Global Development student turns schoolwork into a book

 
2010-12-22
Fourth-year Global Development Studies student Mira Dineen has co-written her first book.

Mira Dineen has done something very few undergrads manage to do: turn a class project into a book.

The fourth-year Global Development Studies student is a co-author of Persistent Poverty: Voices from the Margins. It’s a collection of stories from Ontarians living in poverty and a call to action for provincial welfare system reform.

While many of her classmates travelled abroad for their work study placements, Ms Dineen stayed in Kingston to explore poverty in Ontario with School of Business lecturer Jamie Swift and Brice Balmer of the Waterloo Lutheran Seminary. The project is part of a province-wide poverty audit organized by the Interfaith Social Assistance Reform Coalition.
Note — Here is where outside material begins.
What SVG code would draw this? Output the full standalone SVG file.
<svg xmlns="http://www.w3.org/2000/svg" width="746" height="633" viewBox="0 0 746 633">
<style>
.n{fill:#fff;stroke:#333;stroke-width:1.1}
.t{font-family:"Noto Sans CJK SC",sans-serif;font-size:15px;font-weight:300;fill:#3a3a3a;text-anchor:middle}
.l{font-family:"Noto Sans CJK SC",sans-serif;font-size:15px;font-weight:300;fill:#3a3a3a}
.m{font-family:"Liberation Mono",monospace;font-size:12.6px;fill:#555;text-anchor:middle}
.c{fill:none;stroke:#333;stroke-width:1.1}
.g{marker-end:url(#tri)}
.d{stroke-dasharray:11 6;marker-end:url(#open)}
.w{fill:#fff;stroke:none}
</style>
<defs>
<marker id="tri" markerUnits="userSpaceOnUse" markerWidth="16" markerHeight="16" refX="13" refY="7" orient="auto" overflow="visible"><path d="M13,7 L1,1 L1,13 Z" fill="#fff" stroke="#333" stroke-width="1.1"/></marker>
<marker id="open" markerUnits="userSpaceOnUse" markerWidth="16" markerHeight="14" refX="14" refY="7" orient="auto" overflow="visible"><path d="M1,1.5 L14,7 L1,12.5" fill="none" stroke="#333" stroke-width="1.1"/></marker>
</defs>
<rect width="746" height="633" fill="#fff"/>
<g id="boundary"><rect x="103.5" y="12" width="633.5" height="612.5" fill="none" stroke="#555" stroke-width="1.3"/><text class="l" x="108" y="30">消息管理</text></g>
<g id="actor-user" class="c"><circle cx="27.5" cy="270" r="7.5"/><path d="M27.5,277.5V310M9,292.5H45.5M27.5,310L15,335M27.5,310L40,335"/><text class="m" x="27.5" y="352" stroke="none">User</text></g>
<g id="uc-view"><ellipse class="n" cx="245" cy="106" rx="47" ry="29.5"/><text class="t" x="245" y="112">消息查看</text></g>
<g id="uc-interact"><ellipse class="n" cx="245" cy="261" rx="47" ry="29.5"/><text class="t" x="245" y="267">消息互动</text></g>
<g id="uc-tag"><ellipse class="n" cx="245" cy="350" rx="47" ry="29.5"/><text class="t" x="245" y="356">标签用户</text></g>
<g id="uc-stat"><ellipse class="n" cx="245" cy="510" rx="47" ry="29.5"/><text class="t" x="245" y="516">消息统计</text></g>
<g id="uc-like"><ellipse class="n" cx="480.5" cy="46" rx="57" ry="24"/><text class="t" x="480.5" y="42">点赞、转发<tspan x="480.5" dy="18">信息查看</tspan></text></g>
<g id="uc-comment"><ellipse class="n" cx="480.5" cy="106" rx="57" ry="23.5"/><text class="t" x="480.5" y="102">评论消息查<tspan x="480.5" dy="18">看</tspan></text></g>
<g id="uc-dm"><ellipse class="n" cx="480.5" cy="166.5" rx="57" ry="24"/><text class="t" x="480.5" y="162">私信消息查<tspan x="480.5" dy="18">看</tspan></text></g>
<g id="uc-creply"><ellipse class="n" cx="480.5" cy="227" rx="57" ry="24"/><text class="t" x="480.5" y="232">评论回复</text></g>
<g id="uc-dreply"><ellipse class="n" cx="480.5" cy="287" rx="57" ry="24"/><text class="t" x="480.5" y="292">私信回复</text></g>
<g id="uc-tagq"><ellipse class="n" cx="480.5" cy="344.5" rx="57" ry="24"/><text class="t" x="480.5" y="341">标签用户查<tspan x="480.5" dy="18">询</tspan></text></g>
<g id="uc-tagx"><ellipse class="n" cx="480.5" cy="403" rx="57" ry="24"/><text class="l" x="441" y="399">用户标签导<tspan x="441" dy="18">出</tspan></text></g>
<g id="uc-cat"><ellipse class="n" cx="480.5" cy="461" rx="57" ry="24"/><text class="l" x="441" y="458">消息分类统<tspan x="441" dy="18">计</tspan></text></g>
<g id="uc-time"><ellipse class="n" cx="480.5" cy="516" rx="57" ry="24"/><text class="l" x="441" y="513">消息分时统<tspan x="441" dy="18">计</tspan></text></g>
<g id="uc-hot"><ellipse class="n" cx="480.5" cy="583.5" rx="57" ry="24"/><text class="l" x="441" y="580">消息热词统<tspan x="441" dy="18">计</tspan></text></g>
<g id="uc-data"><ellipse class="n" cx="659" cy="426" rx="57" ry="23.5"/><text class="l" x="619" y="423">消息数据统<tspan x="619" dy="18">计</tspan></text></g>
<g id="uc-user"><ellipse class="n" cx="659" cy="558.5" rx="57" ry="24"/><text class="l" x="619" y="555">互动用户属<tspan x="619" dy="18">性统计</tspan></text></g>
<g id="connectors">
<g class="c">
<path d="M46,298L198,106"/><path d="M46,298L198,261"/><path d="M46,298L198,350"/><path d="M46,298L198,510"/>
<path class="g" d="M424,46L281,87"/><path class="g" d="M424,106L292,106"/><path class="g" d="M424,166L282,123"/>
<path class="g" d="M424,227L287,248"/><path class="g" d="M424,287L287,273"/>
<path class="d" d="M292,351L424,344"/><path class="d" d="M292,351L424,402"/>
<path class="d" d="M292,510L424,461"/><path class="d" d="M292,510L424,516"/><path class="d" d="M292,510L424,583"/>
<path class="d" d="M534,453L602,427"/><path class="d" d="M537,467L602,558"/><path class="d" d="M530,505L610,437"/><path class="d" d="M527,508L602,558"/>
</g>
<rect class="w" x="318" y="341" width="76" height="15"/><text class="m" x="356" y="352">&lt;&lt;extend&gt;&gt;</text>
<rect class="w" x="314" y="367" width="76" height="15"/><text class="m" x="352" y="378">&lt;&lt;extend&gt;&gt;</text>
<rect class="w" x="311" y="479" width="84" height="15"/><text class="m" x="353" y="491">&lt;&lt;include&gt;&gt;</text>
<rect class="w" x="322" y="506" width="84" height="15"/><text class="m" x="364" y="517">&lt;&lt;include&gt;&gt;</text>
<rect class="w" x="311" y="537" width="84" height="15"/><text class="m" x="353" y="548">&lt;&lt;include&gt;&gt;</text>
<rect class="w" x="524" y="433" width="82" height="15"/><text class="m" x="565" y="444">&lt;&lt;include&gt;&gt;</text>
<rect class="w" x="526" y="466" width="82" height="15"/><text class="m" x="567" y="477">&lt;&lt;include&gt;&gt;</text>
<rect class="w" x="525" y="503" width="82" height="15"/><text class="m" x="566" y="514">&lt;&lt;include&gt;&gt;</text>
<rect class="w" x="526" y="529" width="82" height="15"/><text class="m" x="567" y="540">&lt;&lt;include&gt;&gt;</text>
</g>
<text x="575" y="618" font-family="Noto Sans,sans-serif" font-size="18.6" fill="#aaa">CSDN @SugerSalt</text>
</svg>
Prior to the project, she expect to encounter many people who had grown up in poverty but was surprised by the number of people who came from different backgrounds who said they never thought they would be on welfare.

“There are stereotypes that people in poverty are lazy or alcoholics. That’s really not what we found at all. It was quite an experience to sit down with people and look into their eyes and have them tell you their life story and realize anybody can end up in poverty,” says Ms Dineen. “One person told me, ‘Anybody is one slip on the ice away from being dependent on social assistance.’”

Mr. Swift, who has written a dozen books on social, political and economic issues, praised Ms Dineen for being very perceptive, articulate and instrumental to putting the book together.

“This book couldn’t have happened without her. Mira was integral to this project, says Mr. Swift.

Copies of the book will be sent to politicians to help lobby for reforms to the welfare system. Ms Dineen hopes people who know little about poverty issues will read the book and get a sense of the daily struggles experienced by welfare recipients.

“This book is trying to show the human face of poverty in Ontario. People are struggling to get by and there definitely needs to be changes to the system,” Ms Dineen says.